→ GIVEN TASK
Write the data out again, character for character, with no images.

→ PROVIDED DATA
——

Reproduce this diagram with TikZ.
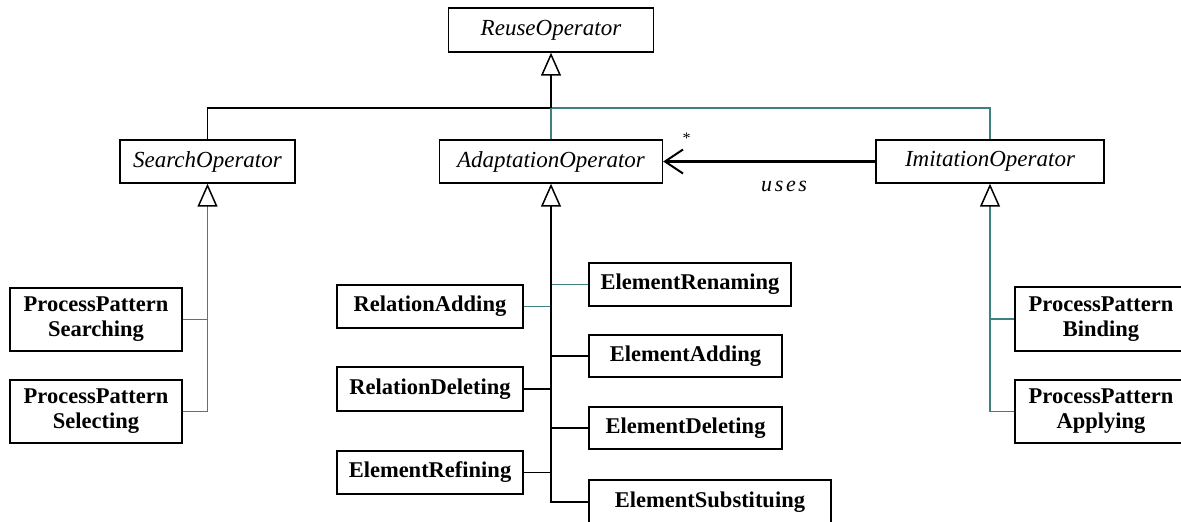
\documentclass[tikz,border=0pt]{standalone}
\usepackage{fontspec}
\setmainfont{Liberation Serif}
\newfontfamily\usesfont[LetterSpace=12]{Liberation Serif}
\usetikzlibrary{arrows.meta}
\definecolor{linkteal}{RGB}{64,128,128}
\tikzset{
  cls/.style={draw, line width=1.4pt, inner sep=0pt, align=center, fill=white},
  abstractcls/.style={cls, font=\fontsize{23}{26}\selectfont\itshape},
  leafcls/.style={cls, font=\fontsize{22.5}{25}\selectfont\bfseries},
  link/.style={line width=1.4pt},
  tealink/.style={link, draw=linkteal},
  gen/.style={-{Triangle[open, length=23pt, width=20pt, line width=1.5pt, color=black]}},
  useslink/.style={line width=2.2pt, -{Straight Barb[length=18pt, width=24pt, line width=2pt]}}
}
\begin{document}
\begin{tikzpicture}[x=1pt, y=-1pt]
\useasboundingbox (0,0) rectangle (1181,522);
\clip (0,0) rectangle (1181,522);

% abstract operators
\node[abstractcls, minimum width=205pt, minimum height=44pt] (reuse) at (551,30) {ReuseOperator};
\node[abstractcls, minimum width=175pt, minimum height=43pt] (search) at (207.5,161.5) {SearchOperator};
\node[abstractcls, minimum width=223pt, minimum height=43pt] (adapt) at (551,161.5) {AdaptationOperator};
\node[abstractcls, minimum width=228pt, minimum height=43pt] (imit) at (990,161.5) {ImitationOperator};

% search operations
\node[leafcls, minimum width=172pt, minimum height=63pt] (ppsearch) at (96,319.5) {ProcessPattern\\Searching};
\node[leafcls, minimum width=172pt, minimum height=63pt] (ppselect) at (96,411.5) {ProcessPattern\\Selecting};

% imitation operations
\node[leafcls, minimum width=172pt, minimum height=64pt] (ppbind) at (1101,319) {ProcessPattern\\Binding};
\node[leafcls, minimum width=172pt, minimum height=63pt] (ppapply) at (1101,411.5) {ProcessPattern\\Applying};

% adaptation operations
\node[leafcls, minimum width=186pt, minimum height=43pt] (reladd) at (430,306.5) {RelationAdding};
\node[leafcls, minimum width=186pt, minimum height=44pt] (reldel) at (430,389) {RelationDeleting};
\node[leafcls, minimum width=186pt, minimum height=43pt] (elref) at (430,472.5) {ElementRefining};
\node[leafcls, minimum width=202pt, minimum height=43pt] (elren) at (690,284.5) {ElementRenaming};
\node[leafcls, minimum width=193pt, minimum height=42pt] (eladd) at (685.5,356) {ElementAdding};
\node[leafcls, minimum width=193pt, minimum height=42pt] (eldel) at (685.5,428) {ElementDeleting};
\node[leafcls, minimum width=242pt, minimum height=44pt] (elsub) at (710,502) {\raisebox{3pt}{ElementSubstituing}};

% top level generalisation
\coordinate (jn) at (551,108);
\draw[link] (search.north) |- (jn);
\draw[tealink] (jn) -| (imit.north);
\draw[tealink] (adapt.north) -- (jn);
\draw[link, gen] (jn) -- (reuse.south);

% search subtree
\draw[tealink] (ppsearch.east) -- (ppsearch.east -| search.south);
\draw[tealink, gen] (ppselect.east) -| (search.south);

% imitation subtree
\draw[tealink] (ppbind.west) -- (ppbind.west -| imit.south);
\draw[tealink, gen] (ppapply.west) -| (imit.south);

% adaptation subtree
\draw[tealink] (elren.west) -- (elren.west -| adapt.south);
\draw[tealink] (reladd.east) -- (reladd.east -| adapt.south);
\draw[link] (eladd.west) -- (eladd.west -| adapt.south);
\draw[link] (reldel.east) -- (reldel.east -| adapt.south);
\draw[link] (eldel.west) -- (eldel.west -| adapt.south);
\draw[link] (elref.east) -- (elref.east -| adapt.south);
\draw[link, gen] (elsub.west) -| (adapt.south);

% usage dependency
\draw[useslink] (imit.west) -- (adapt.east)
  node[pos=0.89, above=14pt, font=\fontsize{16}{16}\selectfont] (mult) {*}
  node[pos=0.43, below=15pt, font=\usesfont\fontsize{22}{24}\selectfont\itshape] (useslbl) {uses};
\end{tikzpicture}
\end{document}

——

→ ANSWER TO THIS TASK
Reproduce this diagram with TikZ.
\documentclass[tikz,border=0pt]{standalone}
\usepackage{fontspec}
\setmainfont{Liberation Serif}
\newfontfamily\usesfont[LetterSpace=12]{Liberation Serif}
\usetikzlibrary{arrows.meta}
\definecolor{linkteal}{RGB}{64,128,128}
\tikzset{
  cls/.style={draw, line width=1.4pt, inner sep=0pt, align=center, fill=white},
  abstractcls/.style={cls, font=\fontsize{23}{26}\selectfont\itshape},
  leafcls/.style={cls, font=\fontsize{22.5}{25}\selectfont\bfseries},
  link/.style={line width=1.4pt},
  tealink/.style={link, draw=linkteal},
  gen/.style={-{Triangle[open, length=23pt, width=20pt, line width=1.5pt, color=black]}},
  useslink/.style={line width=2.2pt, -{Straight Barb[length=18pt, width=24pt, line width=2pt]}}
}
\begin{document}
\begin{tikzpicture}[x=1pt, y=-1pt]
\useasboundingbox (0,0) rectangle (1181,522);
\clip (0,0) rectangle (1181,522);

% abstract operators
\node[abstractcls, minimum width=205pt, minimum height=44pt] (reuse) at (551,30) {ReuseOperator};
\node[abstractcls, minimum width=175pt, minimum height=43pt] (search) at (207.5,161.5) {SearchOperator};
\node[abstractcls, minimum width=223pt, minimum height=43pt] (adapt) at (551,161.5) {AdaptationOperator};
\node[abstractcls, minimum width=228pt, minimum height=43pt] (imit) at (990,161.5) {ImitationOperator};

% search operations
\node[leafcls, minimum width=172pt, minimum height=63pt] (ppsearch) at (96,319.5) {ProcessPattern\\Searching};
\node[leafcls, minimum width=172pt, minimum height=63pt] (ppselect) at (96,411.5) {ProcessPattern\\Selecting};

% imitation operations
\node[leafcls, minimum width=172pt, minimum height=64pt] (ppbind) at (1101,319) {ProcessPattern\\Binding};
\node[leafcls, minimum width=172pt, minimum height=63pt] (ppapply) at (1101,411.5) {ProcessPattern\\Applying};

% adaptation operations
\node[leafcls, minimum width=186pt, minimum height=43pt] (reladd) at (430,306.5) {RelationAdding};
\node[leafcls, minimum width=186pt, minimum height=44pt] (reldel) at (430,389) {RelationDeleting};
\node[leafcls, minimum width=186pt, minimum height=43pt] (elref) at (430,472.5) {ElementRefining};
\node[leafcls, minimum width=202pt, minimum height=43pt] (elren) at (690,284.5) {ElementRenaming};
\node[leafcls, minimum width=193pt, minimum height=42pt] (eladd) at (685.5,356) {ElementAdding};
\node[leafcls, minimum width=193pt, minimum height=42pt] (eldel) at (685.5,428) {ElementDeleting};
\node[leafcls, minimum width=242pt, minimum height=44pt] (elsub) at (710,502) {\raisebox{3pt}{ElementSubstituing}};

% top level generalisation
\coordinate (jn) at (551,108);
\draw[link] (search.north) |- (jn);
\draw[tealink] (jn) -| (imit.north);
\draw[tealink] (adapt.north) -- (jn);
\draw[link, gen] (jn) -- (reuse.south);

% search subtree
\draw[tealink] (ppsearch.east) -- (ppsearch.east -| search.south);
\draw[tealink, gen] (ppselect.east) -| (search.south);

% imitation subtree
\draw[tealink] (ppbind.west) -- (ppbind.west -| imit.south);
\draw[tealink, gen] (ppapply.west) -| (imit.south);

% adaptation subtree
\draw[tealink] (elren.west) -- (elren.west -| adapt.south);
\draw[tealink] (reladd.east) -- (reladd.east -| adapt.south);
\draw[link] (eladd.west) -- (eladd.west -| adapt.south);
\draw[link] (reldel.east) -- (reldel.east -| adapt.south);
\draw[link] (eldel.west) -- (eldel.west -| adapt.south);
\draw[link] (elref.east) -- (elref.east -| adapt.south);
\draw[link, gen] (elsub.west) -| (adapt.south);

% usage dependency
\draw[useslink] (imit.west) -- (adapt.east)
  node[pos=0.89, above=14pt, font=\fontsize{16}{16}\selectfont] (mult) {*}
  node[pos=0.43, below=15pt, font=\usesfont\fontsize{22}{24}\selectfont\itshape] (useslbl) {uses};
\end{tikzpicture}
\end{document}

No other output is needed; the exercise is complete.